Journalist contra Documentalist

川端康成は短編集『愛する人達』の中の一篇で、「吹けば飛ぶような雑誌記者」という旨の文章を書いた。実は一言一句、正確に覚えていないので、この引用は正しくないかもしれないが、とにかく、雑誌記者をなみするような描写をしている。その主体〈私〉は川端康成の分身——文士である。

この傾向は文豪が生きた戦前・戦後を越えて現在までも続いていて、文士(文人、文学者、作家)は記者は詩が分からない、ただの情報屋だと痛罵したり、記者の方は記者の方で、文士は世間知らずで、お高くもったいぶったものを書く、と内心軽蔑している。結局、職業が違うのだろう。それぞれの英訳として、文士(Documentalist)、記者(Journalist)と当てはめることができるけど、当然、この分類を拒否する人達がいる。たとえば、アーネスト・ヘミングウェイは小説家として有名だが、同時に膨大な戦争に関する記事を書いたし、開高健も小説が本来の仕事と見なしていたけれども、『ベトナム戦記』『フィッシュ・オン』など、文学史上、燦然と輝くルポルタージュを書いている1。
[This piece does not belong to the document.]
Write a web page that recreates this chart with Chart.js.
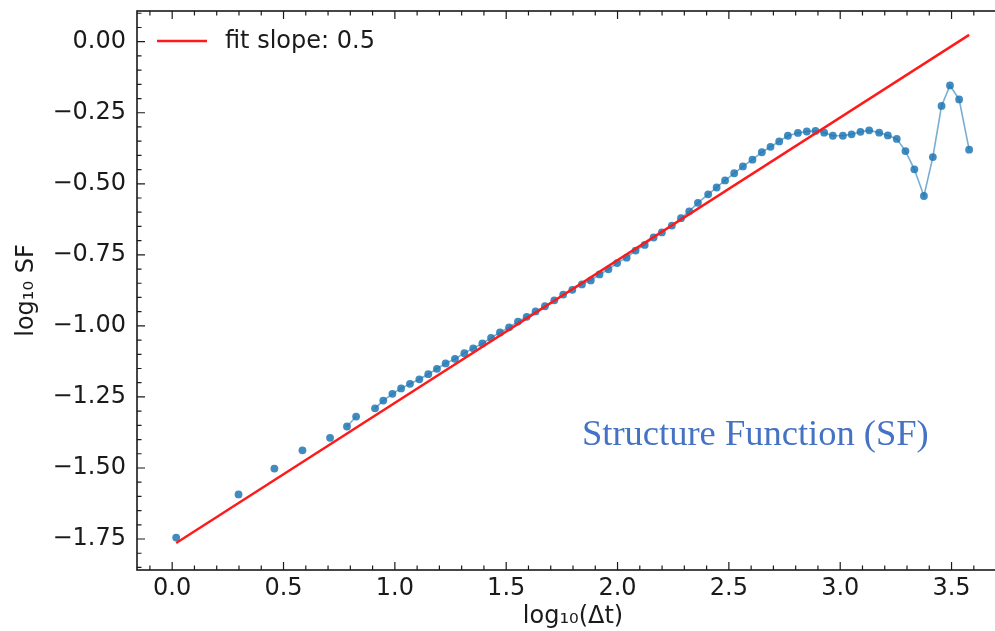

日本で文士(Documentalist/Journalist)として活躍したのは、中江兆民、徳富蘇峰、陸羯南、長谷川如是閑、この辺りの人々と思い浮かべる。現代では、立花隆、村松友視か——。

とまれ、今後、私は文士(Documentalist)の仕事をしていると、自信をもって言うことにする。ジャーナリストが情報屋だとすれば、ドキュメンタリストは資料屋に違いないが、新しきを追求するか、旧きに沈潜するかの違いがある。私は明らかに後者の資質がある。古本道楽が仕事になった。その意味で私は文士(Bookman)である。「新しいものを追い駆けるのは疲れる2」のだ。

が、実際に物書きをしていると、そんな悠長なことは言っていられなくて、依頼主クライアントに今ホットな話題について書いてみないか、取材してみなさい、と勧められる。というか、強いられる。自身の器を拡げるために頑張ります、と言えば美しいが、本当はそんな悠長なものではなく、死活問題である。——マ、あまり気張らずに、私は一介のドキュメンタリストとして、魅力的な人間の肖像を書きたいのだ。


  1. 彼は明確に、ルポルタージュの取材中、自分は小説家ではなく記者になる、と書いている。ただし、彼は自身のことを、ジャーナリストではなくて、ドキュメンタリストと言った(『ドキュメンタリスト・マグナカルタ』が有名)。彼は「新もの食いはしない」と、常日頃語っていた。

  2. これも開高健の言である。